I had envisioned that we would be creating a sizeable industrial base, but I think the scope of it wasn’t immediately evident to almost anyone. Even Rajiv Gandhi himself wasn’t aware of the extent of what all was happening. But he had implicit trust that I would be able to manage, and I didn’t want to burden him with anything that wasn’t absolutely necessary. ‘The best thing I can do is give you the gift of time,’ I told him. I didn’t want to come to him with a set of problems for him to solve. I wanted to solve them for him. As prime minister he was bombarded by the problems of the world. I didn’t want to add to that. Why am I your friend if I’m going to add to your burdens? I’m not going to give you problems. I’m going to relieve you of problems. That’s my job.That’s what I thought.
That was my attitude. Rajiv liked that. I made no demands. I never asked for any favours. And there weren’t many people around him who didn’t want something. My intention was that whatever time we spent together should be time saved for interesting and innovative ideas. I wanted him to feel good with me, not look at me as someone who needed to be managed.
He and I both experienced that most people in India take thirty minutes to deliver a thirty-second message.

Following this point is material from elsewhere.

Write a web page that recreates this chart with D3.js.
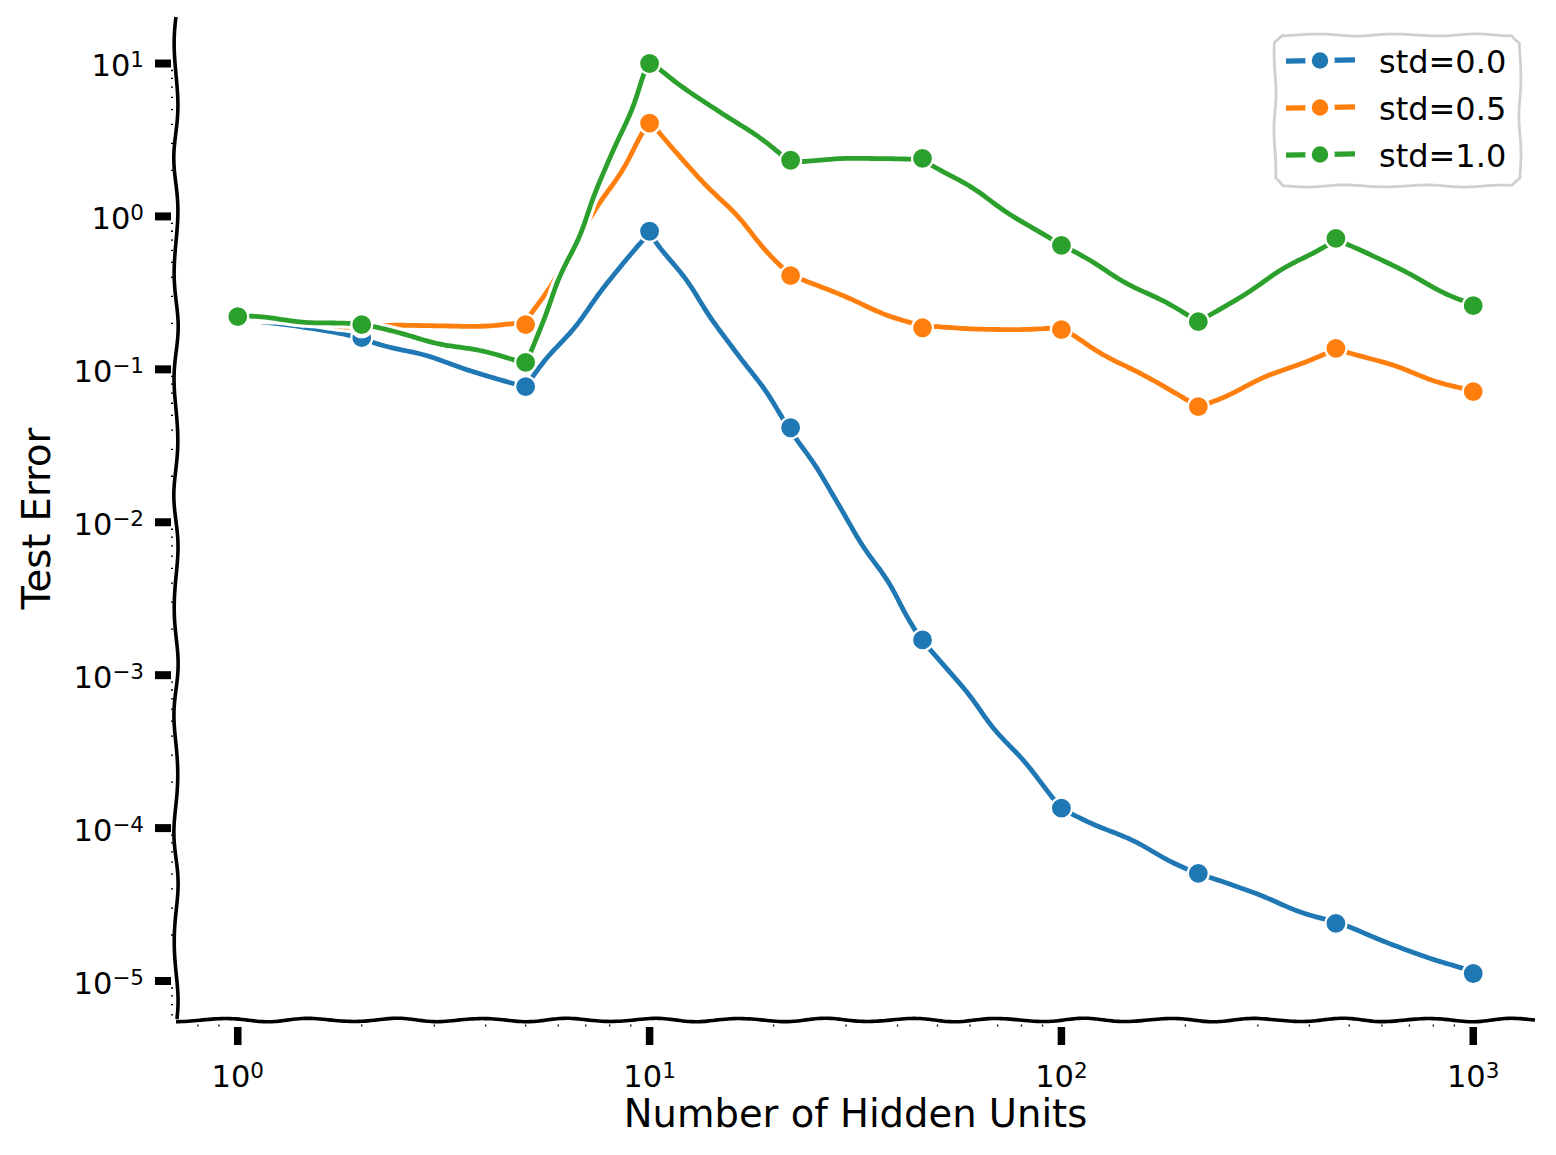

The real message normally comes at the end of the meeting, and people invariably have a hidden agenda.
Once the manufacturing licenses were awarded our engineers got even more excited. It wasn’t abstract designs, systems and algorithms any more. They could sense that things were beginning to come to fruition. Some of the teams moved into a new phase, creating plans and teaching tools for the manufacturers to use. We prepared forty-eight sets of drawings. We set up a training room. We made videotapes demonstrating assembly methods. We trained the engineers to use the testing equipment.
All this had to be done on the fast track. Everyone understood what was at stake and that we needed to work as hard and in as disciplined a manner as we were capable of. People had been working hard before, but now it seemed as if the place had gone into overdrive. The young engineers were putting in twelve-hour days, some far more. They took pride in it; they felt totally committed. If someone needed to fly from Bangalore to Delhi to solve some problem, they just did it. I told them, ‘Don’t wait for permission. Do it. When I see it, I’ll sign it. I’ll backdate it. If you have work to do, don’t wait for permission—do it. Do you have to go to the US to figure out how to fix something? Go. Don’t worry about junk, about irrelevancies. Just get the work done.’